_Information supplied_
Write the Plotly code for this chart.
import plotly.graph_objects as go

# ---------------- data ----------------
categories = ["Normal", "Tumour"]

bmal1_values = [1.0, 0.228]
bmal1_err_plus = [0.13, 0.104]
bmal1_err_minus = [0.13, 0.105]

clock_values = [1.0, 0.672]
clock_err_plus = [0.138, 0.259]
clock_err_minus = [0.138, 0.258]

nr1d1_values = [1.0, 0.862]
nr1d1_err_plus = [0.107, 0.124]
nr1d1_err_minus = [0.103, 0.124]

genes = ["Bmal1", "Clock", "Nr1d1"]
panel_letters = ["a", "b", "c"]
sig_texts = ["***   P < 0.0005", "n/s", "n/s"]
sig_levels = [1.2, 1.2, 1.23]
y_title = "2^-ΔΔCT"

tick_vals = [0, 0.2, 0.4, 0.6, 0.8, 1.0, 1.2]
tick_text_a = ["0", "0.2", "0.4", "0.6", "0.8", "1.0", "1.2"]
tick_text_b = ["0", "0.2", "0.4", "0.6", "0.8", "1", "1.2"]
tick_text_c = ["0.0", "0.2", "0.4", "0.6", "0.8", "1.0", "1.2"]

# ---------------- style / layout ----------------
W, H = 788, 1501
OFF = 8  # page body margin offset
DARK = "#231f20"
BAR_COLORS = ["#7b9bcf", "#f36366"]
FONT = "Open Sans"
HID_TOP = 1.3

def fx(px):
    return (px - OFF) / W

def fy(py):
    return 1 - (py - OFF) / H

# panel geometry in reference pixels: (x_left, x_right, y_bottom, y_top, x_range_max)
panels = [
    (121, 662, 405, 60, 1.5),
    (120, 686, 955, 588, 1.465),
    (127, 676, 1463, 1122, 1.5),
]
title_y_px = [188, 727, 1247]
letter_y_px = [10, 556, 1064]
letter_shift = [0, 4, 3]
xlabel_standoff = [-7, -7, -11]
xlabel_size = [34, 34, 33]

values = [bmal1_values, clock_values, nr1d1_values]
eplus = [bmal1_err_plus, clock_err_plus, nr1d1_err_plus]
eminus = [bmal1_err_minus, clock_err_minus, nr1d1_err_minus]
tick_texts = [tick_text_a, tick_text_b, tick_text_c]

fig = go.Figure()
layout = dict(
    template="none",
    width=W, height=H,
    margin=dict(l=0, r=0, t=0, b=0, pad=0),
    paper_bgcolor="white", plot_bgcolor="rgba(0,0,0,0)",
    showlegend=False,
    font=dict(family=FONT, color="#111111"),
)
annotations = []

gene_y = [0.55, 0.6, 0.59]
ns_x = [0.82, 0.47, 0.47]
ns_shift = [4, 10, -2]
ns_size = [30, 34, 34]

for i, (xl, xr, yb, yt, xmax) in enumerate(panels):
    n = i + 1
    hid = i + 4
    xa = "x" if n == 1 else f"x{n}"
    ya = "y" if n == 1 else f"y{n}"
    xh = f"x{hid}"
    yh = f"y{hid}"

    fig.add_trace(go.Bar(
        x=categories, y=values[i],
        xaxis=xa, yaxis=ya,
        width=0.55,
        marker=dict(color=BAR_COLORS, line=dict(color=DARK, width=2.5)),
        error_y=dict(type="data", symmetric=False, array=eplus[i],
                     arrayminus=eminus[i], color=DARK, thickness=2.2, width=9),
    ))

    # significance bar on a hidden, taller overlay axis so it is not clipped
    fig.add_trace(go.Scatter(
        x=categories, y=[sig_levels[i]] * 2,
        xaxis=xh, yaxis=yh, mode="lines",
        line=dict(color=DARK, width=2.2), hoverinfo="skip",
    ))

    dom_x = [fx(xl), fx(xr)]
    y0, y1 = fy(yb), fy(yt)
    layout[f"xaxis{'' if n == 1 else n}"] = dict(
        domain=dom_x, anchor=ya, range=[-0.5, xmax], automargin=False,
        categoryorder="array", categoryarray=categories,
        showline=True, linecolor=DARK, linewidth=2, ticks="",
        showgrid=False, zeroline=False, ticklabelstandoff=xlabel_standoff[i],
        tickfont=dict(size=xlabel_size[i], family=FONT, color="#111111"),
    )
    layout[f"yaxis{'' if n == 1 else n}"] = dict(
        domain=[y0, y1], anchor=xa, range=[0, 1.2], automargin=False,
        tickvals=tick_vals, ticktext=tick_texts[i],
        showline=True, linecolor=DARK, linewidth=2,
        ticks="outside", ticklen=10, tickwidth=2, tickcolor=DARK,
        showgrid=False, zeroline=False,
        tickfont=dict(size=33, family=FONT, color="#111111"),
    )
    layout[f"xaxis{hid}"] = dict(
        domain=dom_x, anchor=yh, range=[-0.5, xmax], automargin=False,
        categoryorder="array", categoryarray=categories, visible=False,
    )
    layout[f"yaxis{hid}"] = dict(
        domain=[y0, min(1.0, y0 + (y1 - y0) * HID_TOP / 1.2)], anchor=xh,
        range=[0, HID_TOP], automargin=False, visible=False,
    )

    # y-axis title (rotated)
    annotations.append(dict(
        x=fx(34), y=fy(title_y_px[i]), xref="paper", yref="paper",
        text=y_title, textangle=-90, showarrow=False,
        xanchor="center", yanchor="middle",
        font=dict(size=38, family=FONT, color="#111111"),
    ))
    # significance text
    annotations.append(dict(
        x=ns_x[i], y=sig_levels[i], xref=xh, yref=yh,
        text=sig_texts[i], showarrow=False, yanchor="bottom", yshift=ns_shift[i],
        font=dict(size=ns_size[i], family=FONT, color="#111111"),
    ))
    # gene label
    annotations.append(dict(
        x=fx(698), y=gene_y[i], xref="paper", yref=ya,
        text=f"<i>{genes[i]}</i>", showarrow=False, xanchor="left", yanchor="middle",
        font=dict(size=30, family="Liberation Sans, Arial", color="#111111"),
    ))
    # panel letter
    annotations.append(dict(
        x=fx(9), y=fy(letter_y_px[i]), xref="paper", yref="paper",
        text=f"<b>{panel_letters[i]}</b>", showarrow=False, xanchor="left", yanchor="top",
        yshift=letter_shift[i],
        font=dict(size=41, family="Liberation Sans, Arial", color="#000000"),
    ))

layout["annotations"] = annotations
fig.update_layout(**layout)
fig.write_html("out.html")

_Task requirements_
Retype the material in full, character for character.

_Response to this exercise_
Write the Plotly code for this chart.
import plotly.graph_objects as go

# ---------------- data ----------------
categories = ["Normal", "Tumour"]

bmal1_values = [1.0, 0.228]
bmal1_err_plus = [0.13, 0.104]
bmal1_err_minus = [0.13, 0.105]

clock_values = [1.0, 0.672]
clock_err_plus = [0.138, 0.259]
clock_err_minus = [0.138, 0.258]

nr1d1_values = [1.0, 0.862]
nr1d1_err_plus = [0.107, 0.124]
nr1d1_err_minus = [0.103, 0.124]

genes = ["Bmal1", "Clock", "Nr1d1"]
panel_letters = ["a", "b", "c"]
sig_texts = ["***   P < 0.0005", "n/s", "n/s"]
sig_levels = [1.2, 1.2, 1.23]
y_title = "2^-ΔΔCT"

tick_vals = [0, 0.2, 0.4, 0.6, 0.8, 1.0, 1.2]
tick_text_a = ["0", "0.2", "0.4", "0.6", "0.8", "1.0", "1.2"]
tick_text_b = ["0", "0.2", "0.4", "0.6", "0.8", "1", "1.2"]
tick_text_c = ["0.0", "0.2", "0.4", "0.6", "0.8", "1.0", "1.2"]

# ---------------- style / layout ----------------
W, H = 788, 1501
OFF = 8  # page body margin offset
DARK = "#231f20"
BAR_COLORS = ["#7b9bcf", "#f36366"]
FONT = "Open Sans"
HID_TOP = 1.3

def fx(px):
    return (px - OFF) / W

def fy(py):
    return 1 - (py - OFF) / H

# panel geometry in reference pixels: (x_left, x_right, y_bottom, y_top, x_range_max)
panels = [
    (121, 662, 405, 60, 1.5),
    (120, 686, 955, 588, 1.465),
    (127, 676, 1463, 1122, 1.5),
]
title_y_px = [188, 727, 1247]
letter_y_px = [10, 556, 1064]
letter_shift = [0, 4, 3]
xlabel_standoff = [-7, -7, -11]
xlabel_size = [34, 34, 33]

values = [bmal1_values, clock_values, nr1d1_values]
eplus = [bmal1_err_plus, clock_err_plus, nr1d1_err_plus]
eminus = [bmal1_err_minus, clock_err_minus, nr1d1_err_minus]
tick_texts = [tick_text_a, tick_text_b, tick_text_c]

fig = go.Figure()
layout = dict(
    template="none",
    width=W, height=H,
    margin=dict(l=0, r=0, t=0, b=0, pad=0),
    paper_bgcolor="white", plot_bgcolor="rgba(0,0,0,0)",
    showlegend=False,
    font=dict(family=FONT, color="#111111"),
)
annotations = []

gene_y = [0.55, 0.6, 0.59]
ns_x = [0.82, 0.47, 0.47]
ns_shift = [4, 10, -2]
ns_size = [30, 34, 34]

for i, (xl, xr, yb, yt, xmax) in enumerate(panels):
    n = i + 1
    hid = i + 4
    xa = "x" if n == 1 else f"x{n}"
    ya = "y" if n == 1 else f"y{n}"
    xh = f"x{hid}"
    yh = f"y{hid}"

    fig.add_trace(go.Bar(
        x=categories, y=values[i],
        xaxis=xa, yaxis=ya,
        width=0.55,
        marker=dict(color=BAR_COLORS, line=dict(color=DARK, width=2.5)),
        error_y=dict(type="data", symmetric=False, array=eplus[i],
                     arrayminus=eminus[i], color=DARK, thickness=2.2, width=9),
    ))

    # significance bar on a hidden, taller overlay axis so it is not clipped
    fig.add_trace(go.Scatter(
        x=categories, y=[sig_levels[i]] * 2,
        xaxis=xh, yaxis=yh, mode="lines",
        line=dict(color=DARK, width=2.2), hoverinfo="skip",
    ))

    dom_x = [fx(xl), fx(xr)]
    y0, y1 = fy(yb), fy(yt)
    layout[f"xaxis{'' if n == 1 else n}"] = dict(
        domain=dom_x, anchor=ya, range=[-0.5, xmax], automargin=False,
        categoryorder="array", categoryarray=categories,
        showline=True, linecolor=DARK, linewidth=2, ticks="",
        showgrid=False, zeroline=False, ticklabelstandoff=xlabel_standoff[i],
        tickfont=dict(size=xlabel_size[i], family=FONT, color="#111111"),
    )
    layout[f"yaxis{'' if n == 1 else n}"] = dict(
        domain=[y0, y1], anchor=xa, range=[0, 1.2], automargin=False,
        tickvals=tick_vals, ticktext=tick_texts[i],
        showline=True, linecolor=DARK, linewidth=2,
        ticks="outside", ticklen=10, tickwidth=2, tickcolor=DARK,
        showgrid=False, zeroline=False,
        tickfont=dict(size=33, family=FONT, color="#111111"),
    )
    layout[f"xaxis{hid}"] = dict(
        domain=dom_x, anchor=yh, range=[-0.5, xmax], automargin=False,
        categoryorder="array", categoryarray=categories, visible=False,
    )
    layout[f"yaxis{hid}"] = dict(
        domain=[y0, min(1.0, y0 + (y1 - y0) * HID_TOP / 1.2)], anchor=xh,
        range=[0, HID_TOP], automargin=False, visible=False,
    )

    # y-axis title (rotated)
    annotations.append(dict(
        x=fx(34), y=fy(title_y_px[i]), xref="paper", yref="paper",
        text=y_title, textangle=-90, showarrow=False,
        xanchor="center", yanchor="middle",
        font=dict(size=38, family=FONT, color="#111111"),
    ))
    # significance text
    annotations.append(dict(
        x=ns_x[i], y=sig_levels[i], xref=xh, yref=yh,
        text=sig_texts[i], showarrow=False, yanchor="bottom", yshift=ns_shift[i],
        font=dict(size=ns_size[i], family=FONT, color="#111111"),
    ))
    # gene label
    annotations.append(dict(
        x=fx(698), y=gene_y[i], xref="paper", yref=ya,
        text=f"<i>{genes[i]}</i>", showarrow=False, xanchor="left", yanchor="middle",
        font=dict(size=30, family="Liberation Sans, Arial", color="#111111"),
    ))
    # panel letter
    annotations.append(dict(
        x=fx(9), y=fy(letter_y_px[i]), xref="paper", yref="paper",
        text=f"<b>{panel_letters[i]}</b>", showarrow=False, xanchor="left", yanchor="top",
        yshift=letter_shift[i],
        font=dict(size=41, family="Liberation Sans, Arial", color="#000000"),
    ))

layout["annotations"] = annotations
fig.update_layout(**layout)
fig.write_html("out.html")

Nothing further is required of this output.